Mold me and make me after Thy will.
While I am waiting, yielded and still.
Adalaide Pollard, 1907
I am not an artist skilled in working with clay, but I do love to play with it once in a while. Clay can be expensive, so when my kids were tikes, I made my own play-doh with a recipe passed around my group of friends. It involves salt, flour, food coloring, and a few other secret ingredients. To my relief, it was much easier to clean out of the carpet than the real Play-Doh. Whether it be clay or homemade play-doh, it’s just pure fun to squish it between my fingers, make my handprint, with all the lines and creases, and shape and reshape it into balls and ropes. Artistically, that’s about as far as I ever got with this medium.

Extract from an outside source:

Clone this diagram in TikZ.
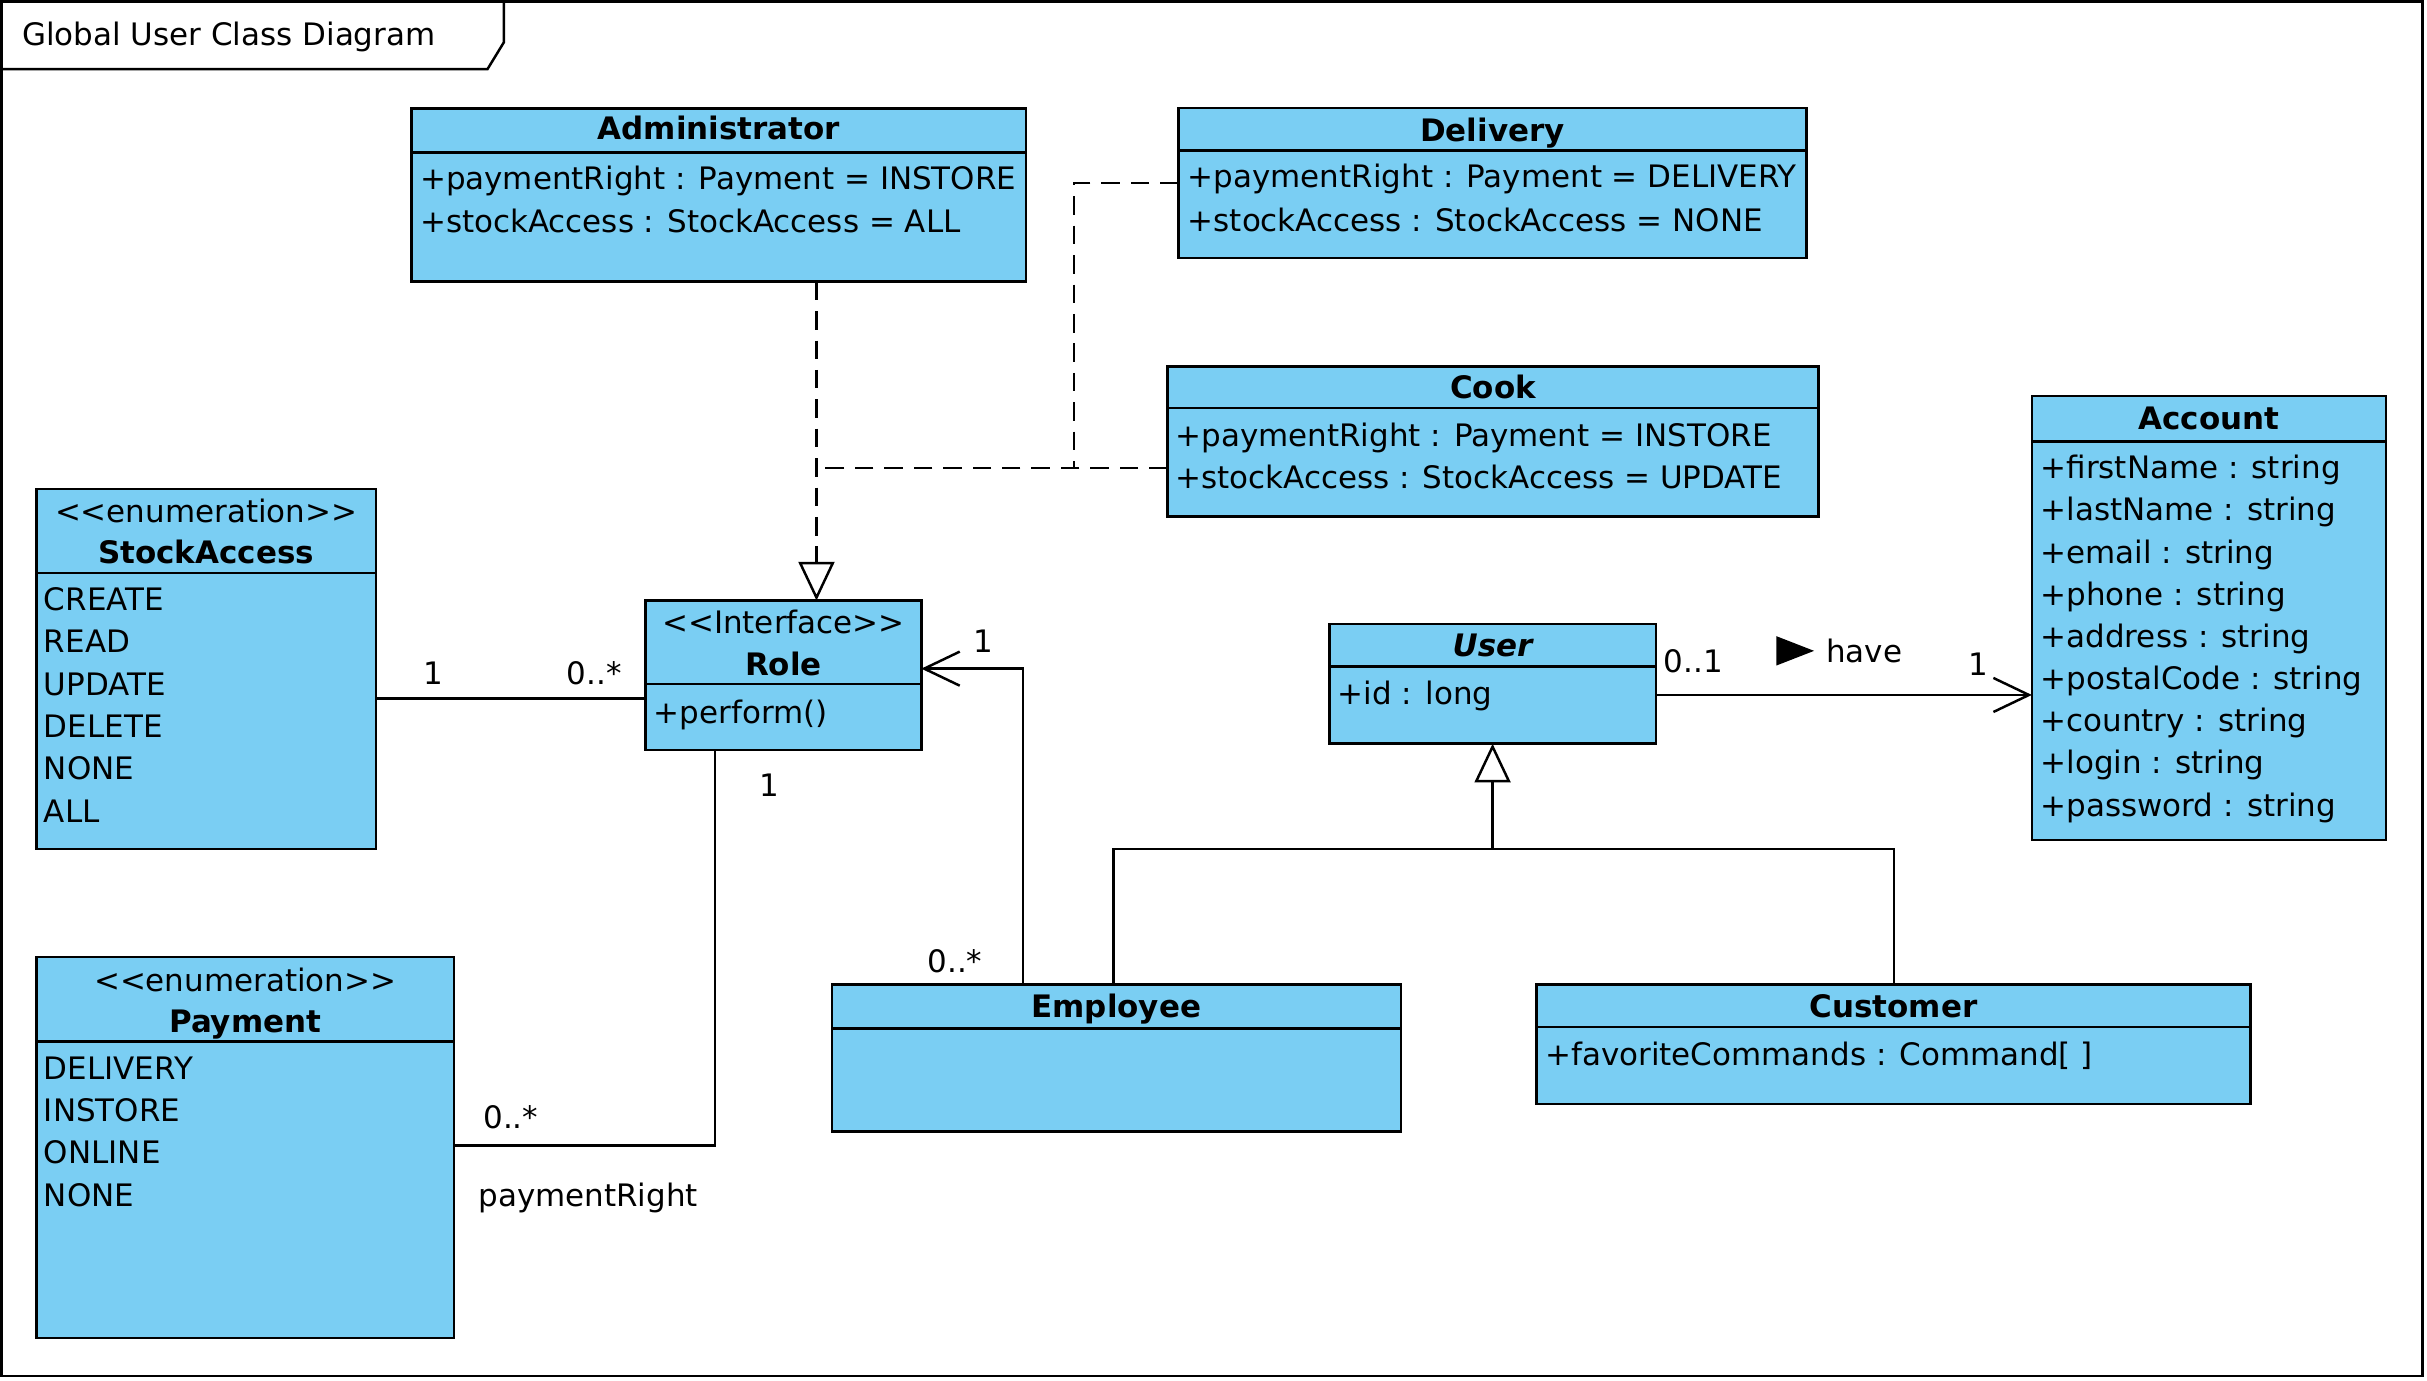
\documentclass[tikz,border=0pt]{standalone}
\usepackage{fontspec}
\setmainfont{DejaVu Sans}
\usepackage{tikz}
\usetikzlibrary{arrows.meta}
\definecolor{classblue}{RGB}{122,206,243}

\begin{document}
\begin{tikzpicture}[x=0.5pt,y=-0.5pt]
  \tikzset{classbox/.style = {draw, fill=classblue, line width=0.8pt, anchor=north west, inner sep=0pt, outer sep=0pt},
           title/.style = {font=\bfseries, text height=7.3pt, text depth=0pt, inner sep=0pt},
           stereo/.style = {text height=7.3pt, text depth=0pt, inner sep=0pt},
           attr/.style = {anchor=west, text height=7.3pt, text depth=0pt, inner sep=0pt},
           mult/.style = {text height=7.3pt, text depth=0pt, inner sep=0pt},
           sepline/.style = {line width=0.8pt},
           assoc/.style = {line width=0.8pt},
           realize/.style = {line width=0.8pt, dash pattern=on 6pt off 3.5pt},
           openhead/.style = {-{Straight Barb[length=11.5pt, width=11pt]}},
           inherit/.style = {-{Triangle[open, length=12.5pt, width=11.6pt, fill=white]}}}
  \useasboundingbox (0,0) rectangle (1568,891.6);

  % frame
  \draw[line width=0.8pt] (1,1) rectangle (1565,889);
  \draw[line width=0.8pt] (1,44.6) -- (315,44.6) -- (325.5,27.4) -- (325.5,1);
  \node[attr] (frame) at (14,22) {Global User Class Diagram};

  % classes
  \node[classbox, minimum width=198.5pt, minimum height=56pt] (admin) at (266,70) {};
  \draw[sepline] ([yshift=-14.3pt]admin.north west) -- ([yshift=-14.3pt]admin.north east);
  \node[title] (admin-t) at (464.5,83) {Administrator};
  \node[attr] (admin-1) at (271,115) {+paymentRight : Payment = INSTORE};
  \node[attr] (admin-2) at (271,143) {+stockAccess : StockAccess = ALL};

  \node[classbox, minimum width=202.8pt, minimum height=48.45pt] (delivery) at (761.4,69.8) {};
  \draw[sepline] ([yshift=-13.7pt]delivery.north west) -- ([yshift=-13.7pt]delivery.north east);
  \node[title] (delivery-t) at (964.2,84) {Delivery};
  \node[attr] (delivery-1) at (767,114) {+paymentRight : Payment = DELIVERY};
  \node[attr] (delivery-2) at (767,142) {+stockAccess : StockAccess = NONE};

  \node[classbox, minimum width=210.35pt, minimum height=48.45pt] (cook) at (754.3,236.8) {};
  \draw[sepline] ([yshift=-13.4pt]cook.north west) -- ([yshift=-13.4pt]cook.north east);
  \node[title] (cook-t) at (964.6,250) {Cook};
  \node[attr] (cook-1) at (759,281) {+paymentRight : Payment = INSTORE};
  \node[attr] (cook-2) at (759,308) {+stockAccess : StockAccess = UPDATE};

  \node[classbox, minimum width=114.4pt, minimum height=143.45pt] (account) at (1312.7,255.8) {};
  \draw[sepline] ([yshift=-14.7pt]account.north west) -- ([yshift=-14.7pt]account.north east);
  \node[title] (account-t) at (1427.1,270) {Account};
  \foreach \txt [count=\i] in {+firstName : string, +lastName : string, +email : string, +phone : string,
      +address : string, +postalCode : string, +country : string, +login : string, +password : string}
    \node[attr] (account-\i) at (1318,302+27.25*\i-27.25) {\txt};

  \node[classbox, minimum width=109.6pt, minimum height=116.4pt] (stock) at (23.6,315.8) {};
  \draw[sepline] ([yshift=-27.25pt]stock.north west) -- ([yshift=-27.25pt]stock.north east);
  \node[stereo] (stock-s) at (133.2,330) {<{}<enumeration>{}>};
  \node[title] (stock-t) at (133.2,357) {StockAccess};
  \foreach \txt [count=\i] in {CREATE, READ, UPDATE, DELETE, NONE, ALL}
    \node[attr] (stock-\i) at (28,387+27.4*\i-27.4) {\txt};

  \node[classbox, minimum width=134.75pt, minimum height=123.15pt] (payment) at (23.7,618.3) {};
  \draw[sepline] ([yshift=-27.35pt]payment.north west) -- ([yshift=-27.35pt]payment.north east);
  \node[stereo] (payment-s) at (158.4,633) {<{}<enumeration>{}>};
  \node[title] (payment-t) at (158.4,660) {Payment};
  \foreach \txt [count=\i] in {DELIVERY, INSTORE, ONLINE, NONE}
    \node[attr] (payment-\i) at (28,690+27.3*\i-27.3) {\txt};

  \node[classbox, minimum width=89.1pt, minimum height=48.35pt] (role) at (417,388) {};
  \draw[sepline] ([yshift=-27pt]role.north west) -- ([yshift=-27pt]role.north east);
  \node[stereo] (role-s) at (506.1,402) {<{}<Interface>{}>};
  \node[title] (role-t) at (506.1,429) {Role};
  \node[attr] (role-1) at (422,460) {+perform()};

  \node[classbox, minimum width=105.5pt, minimum height=38.75pt] (user) at (858.8,403) {};
  \draw[sepline] ([yshift=-13.8pt]user.north west) -- ([yshift=-13.8pt]user.north east);
  \node[title, font=\bfseries\itshape] (user-t) at (964.3,417) {User};
  \node[attr] (user-1) at (864,448) {+id : long};

  \node[classbox, minimum width=183.8pt, minimum height=47.5pt] (employee) at (537.4,636) {};
  \draw[sepline] ([yshift=-14.3pt]employee.north west) -- ([yshift=-14.3pt]employee.north east);
  \node[title] (employee-t) at (721.2,650) {Employee};

  \node[classbox, minimum width=230.65pt, minimum height=38.65pt] (customer) at (992.7,636) {};
  \draw[sepline] ([yshift=-13.7pt]customer.north west) -- ([yshift=-13.7pt]customer.north east);
  \node[title] (customer-t) at (1223.3,650) {Customer};
  \node[attr] (customer-1) at (998,681) {+favoriteCommands : Command[ ]};

  % realizations of Role
  \coordinate (rj) at (527.5,302.5);
  \coordinate (dj) at (694,302.5);
  \draw[realize] (delivery.west) -| (dj);
  \draw[realize] (cook.west |- rj) -- (rj);
  \draw[realize, inherit] (admin.south -| rj) -- (rj |- role.north);

  % generalization of User
  \coordinate (gl) at (719.3,548.6);
  \coordinate (gm) at (964.3,548.6);
  \coordinate (gr) at (1223.6,548.6);
  \draw[assoc] (employee.north -| gl) -- (gl) -- (gr) -- (customer.north -| gr);
  \draw[assoc, inherit] (gm) -- (user.south);

  % associations
  \coordinate (sr) at (330,451.4);
  \draw[assoc] (stock.east |- sr) -- (role.west |- sr);
  \node[mult] (sr-1) at (280,435) {1};
  \node[mult] (sr-2) at (384,435) {0..*};

  \coordinate (pr) at (461.8,740.2);
  \draw[assoc] (role.south -| pr) -- (pr) -- (payment.east |- pr);
  \node[mult] (pr-1) at (497,507) {1};
  \node[mult] (pr-2) at (330,722) {0..*};
  \node[mult] (pr-3) at (380,772) {paymentRight};

  \coordinate (er) at (661,432);
  \draw[assoc, openhead] (employee.north -| er) -- (er) -- (role.east |- er);
  \node[mult] (er-1) at (635,414) {1};
  \node[mult] (er-2) at (617,621) {0..*};

  \coordinate (ua) at (1190,449);
  \draw[assoc, openhead] (user.east |- ua) -- (account.west |- ua);
  \node[mult] (ua-1) at (1094,427) {0..1};
  \node[mult] (ua-2) at (1278,429) {1};
  \node[attr] (have) at (1179.4,421) {have};
  \fill (1147.6,411) -- (1172,420.5) -- (1147.6,430) -- cycle;
\end{tikzpicture}
\end{document}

In high school, however, I did have one brief encounter with clay in art class. I made an unusual looking pot. My art teacher, Mr. Graboski, took interest in my pot (I think he must have felt sorry for me) and enthusiastically directed me to do different things to make it more interesting. Under his tutelage, my pot had numerous uniquely shaped openings. Personally, I thought it was ugly, but Mr. G couldn’t wait to get it fired and see the final masterpiece. Unfortunately, the kiln malfunctioned and every pot in the batch melted into oblivion. I was crushed.
So it is with a wee bit of hesitancy that I again pick up clay, if only metaphorically, and fashion it into a series for your reading enjoyment.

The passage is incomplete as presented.